Hi, I have an XML-like (but not proper XML) feed that I need to parse.
A sample is below, and I need to parse out each field.
Each field will not necessarily be in each event, so I need a method that will find it, without depending upon a previous field or the location within the event itself.
Can anyone help?
Apr 22 19:54:29 138.126.78.80 <STONEGATE_LOG><TIMESTAMP>2019-04-22 15:54:28</TIMESTAMP><LOGID>9999999</LOGID><NODEID>1.2.3.4</NODEID><FACILITY>Packet Filtering</FACILITY><TYPE>Notification</TYPE><EVENT>New connection</EVENT><ACTION>Allow</ACTION><SRC>4.5.6.7</SRC><DST>X.X.X.X</DST><SERVICE>HTTP</SERVICE><PROTOCOL>2</PROTOCOL><SPORT>12345</SPORT><DPORT>99</DPORT><RULEID>60732.1</RULEID><SRCIF>5</SRCIF><COMPID>some text here</COMPID><RECEPTIONTIME>2019-04-22 15:54:29</RECEPTIONTIME><SENDERTYPE>Firewall</SENDERTYPE><SITUATION>Connection_Allowed</SITUATION><EVENTID>99999999999</EVENTID></STONEGATE_LOG>
Hi,
To extract XML data at search time, you can use below config on Search Head.
props.conf
[yourSourcetype]
REPORT-test = xmlkv_alt
transforms.conf
[xmlkv_alt]
FORMAT = $1::$2
REGEX = <([^>]*)>([^<]*)<\/\1>
EDIT: Please find regex extraction with sample data on https://regex101.com/r/tJVD20/1
All these answers are missing this setting in transforms.conf:
MV_ADD = true
So the full stanza is:
[YourNameHere]
REGEX = <([^\/][^>]+)>(.*?)<\/[^>]+>
FORMAT = $1::$2
MV_ADD = true
This will not work because REPEAT_MATCH
is only valid for Indexed-time field extraction and solution which I have provided is for search time extraction.

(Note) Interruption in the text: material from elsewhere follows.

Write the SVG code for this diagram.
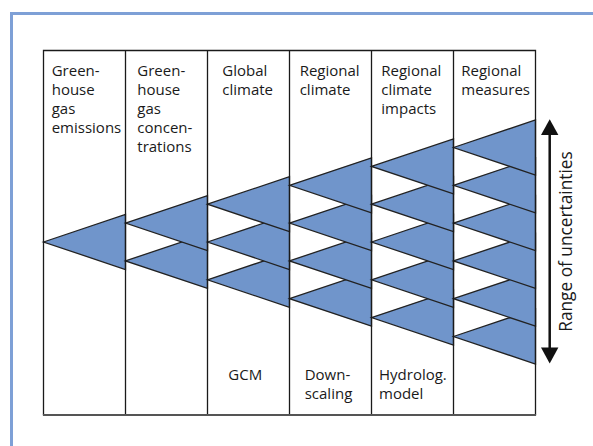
<svg xmlns="http://www.w3.org/2000/svg" width="593" height="446" viewBox="0 0 593 446">
  <style>
    .frame { fill: none; stroke: #7ea0d6; stroke-width: 3; }
    .grid { fill: none; stroke: #1a1a1a; stroke-width: 1.3; }
    .base { stroke: #555; stroke-width: 2; }
    .tri { fill: #7095cb; stroke: #222; stroke-width: 1.3; stroke-linejoin: miter; }
    .lbl { font-family: "Open Sans", "Noto Sans", "DejaVu Sans", sans-serif; font-size: 15px; fill: #1a1a1a; }
    .big { font-size: 17.3px; }
    .axis { stroke: #111; stroke-width: 2.5; fill: none; }
    .head { fill: #111; }
  </style>
  <defs>
    <!-- one uncertainty wedge: apex on the left, base on the right, 82 wide -->
    <polygon id="wedge" points="0,0 82,-27.5 82,27.5"/>
  </defs>

  <rect width="593" height="446" fill="#fff"/>
  <rect class="frame" x="11.5" y="13.5" width="600" height="450"/>

  <!-- wedges are stacked bottom-up so each upper wedge covers the one below -->

  <!-- column 1 -->
  <g id="col-emissions">
    <use href="#wedge" class="tri" x="43.5" y="242"/>
    <text class="lbl" x="51.7" y="76">Green-</text>
    <text class="lbl" x="51.7" y="95.1">house</text>
    <text class="lbl" x="51.7" y="114.2">gas</text>
    <text class="lbl" x="51.7" y="133.3">emissions</text>
  </g>

  <!-- column 2 -->
  <g id="col-concentrations">
    <use href="#wedge" class="tri" x="125.5" y="260.9"/>
    <use href="#wedge" class="tri" x="125.5" y="223.1"/>
    <text class="lbl" x="137.3" y="76">Green-</text>
    <text class="lbl" x="137.3" y="95.1">house</text>
    <text class="lbl" x="137.3" y="114.2">gas</text>
    <text class="lbl" x="137.3" y="133.3">concen-</text>
    <text class="lbl" x="137.3" y="152.4">trations</text>
  </g>

  <!-- column 3 -->
  <g id="col-global-climate">
    <use href="#wedge" class="tri" x="207.5" y="279.8"/>
    <use href="#wedge" class="tri" x="207.5" y="242"/>
    <use href="#wedge" class="tri" x="207.5" y="204.2"/>
    <text class="lbl" x="222.3" y="76">Global</text>
    <text class="lbl" x="222.3" y="95.1">climate</text>
    <text class="lbl" x="228.3" y="380.3">GCM</text>
  </g>

  <!-- column 4 -->
  <g id="col-regional-climate">
    <use href="#wedge" class="tri" x="289.5" y="298.7"/>
    <use href="#wedge" class="tri" x="289.5" y="260.9"/>
    <use href="#wedge" class="tri" x="289.5" y="223.1"/>
    <use href="#wedge" class="tri" x="289.5" y="185.3"/>
    <text class="lbl" x="299.7" y="76">Regional</text>
    <text class="lbl" x="299.7" y="95.1">climate</text>
    <text class="lbl" x="304.7" y="380.3">Down-</text>
    <text class="lbl" x="304.7" y="399.4">scaling</text>
  </g>

  <!-- column 5 -->
  <g id="col-climate-impacts">
    <use href="#wedge" class="tri" x="371.5" y="317.6"/>
    <use href="#wedge" class="tri" x="371.5" y="279.8"/>
    <use href="#wedge" class="tri" x="371.5" y="242"/>
    <use href="#wedge" class="tri" x="371.5" y="204.2"/>
    <use href="#wedge" class="tri" x="371.5" y="166.4"/>
    <text class="lbl" x="381.3" y="76">Regional</text>
    <text class="lbl" x="381.3" y="95.1">climate</text>
    <text class="lbl" x="381.3" y="114.2">impacts</text>
    <text class="lbl" x="379" y="380.3">Hydrolog.</text>
    <text class="lbl" x="379" y="399.4">model</text>
  </g>

  <!-- column 6 -->
  <g id="col-measures">
    <use href="#wedge" class="tri" x="453.5" y="336.5"/>
    <use href="#wedge" class="tri" x="453.5" y="298.7"/>
    <use href="#wedge" class="tri" x="453.5" y="260.9"/>
    <use href="#wedge" class="tri" x="453.5" y="223.1"/>
    <use href="#wedge" class="tri" x="453.5" y="185.3"/>
    <use href="#wedge" class="tri" x="453.5" y="147.5"/>
    <text class="lbl" x="461.3" y="76">Regional</text>
    <text class="lbl" x="461.3" y="95.1">measures</text>
  </g>

  <!-- table rules -->
  <g id="table">
    <path class="grid" d="M43.5,415 V50.5 H535.5 V415 M125.5,50.5 V415 M207.5,50.5 V415 M289.5,50.5 V415 M371.5,50.5 V415 M453.5,50.5 V415"/>
    <line class="base" x1="42.9" y1="415" x2="536.1" y2="415"/>
  </g>

  <!-- double-headed range arrow -->
  <g id="connectors">
    <line class="axis" x1="549.7" y1="133" x2="549.7" y2="349"/>
    <polygon class="head" points="549.7,119.3 541,135 558.4,135"/>
    <polygon class="head" points="549.7,363.5 541,347.5 558.4,347.5"/>
  </g>

  <g id="range-label">
    <text class="lbl big" x="0" y="0" text-anchor="middle" transform="translate(572,241.5) rotate(-90)">Range of uncertainties</text>
  </g>
</svg>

Quite correct; I always get MV_ADD
and REPEAT_MATCH
confused. I have corrected my answer.
Thanks. This works quite well. Is there anyway of forcing field names to be lowercase?
You will have to stack a calculated field
on top of this using lower(fieldname)
.
I expect that a props.conf entry for calculated field would work with eval's lower()
Hi,
To extract XML data at search time, you can use below config on Search Head.
props.conf
[yourSourcetype]
REPORT-test = xmlkv_alt
transforms.conf
[xmlkv_alt]
FORMAT = $1::$2
REGEX = <([^>]*)>([^<]*)<\/\1>
EDIT: Please find regex extraction with sample data on https://regex101.com/r/tJVD20/1
Interesting, so the xml doesn't have to be well-formed, as the sample above isn't well-formed.
Amazing, because back-then, a similar solution for json was a big hit here - How can we extract a json document within an event?
We ended up with -
REPORT-extract = json_embedded
[json_embedded]
REGEX = "(\w+)"."(\S+?)"
FORMAT = $1::$2
Yes you can use regex for magic 😉
Thanks. I see them appearing on the regex site, but they don't appear as fields on the SH when I try that - are there additional steps requried?
If you modified config file directly then you need to restart splunk service or you can use /debug/refresh web endpoint
How will the fields appear? Will they automatically appear with the names?
Yes it will automatically appear, I have tested this config in my lab and it is working fine.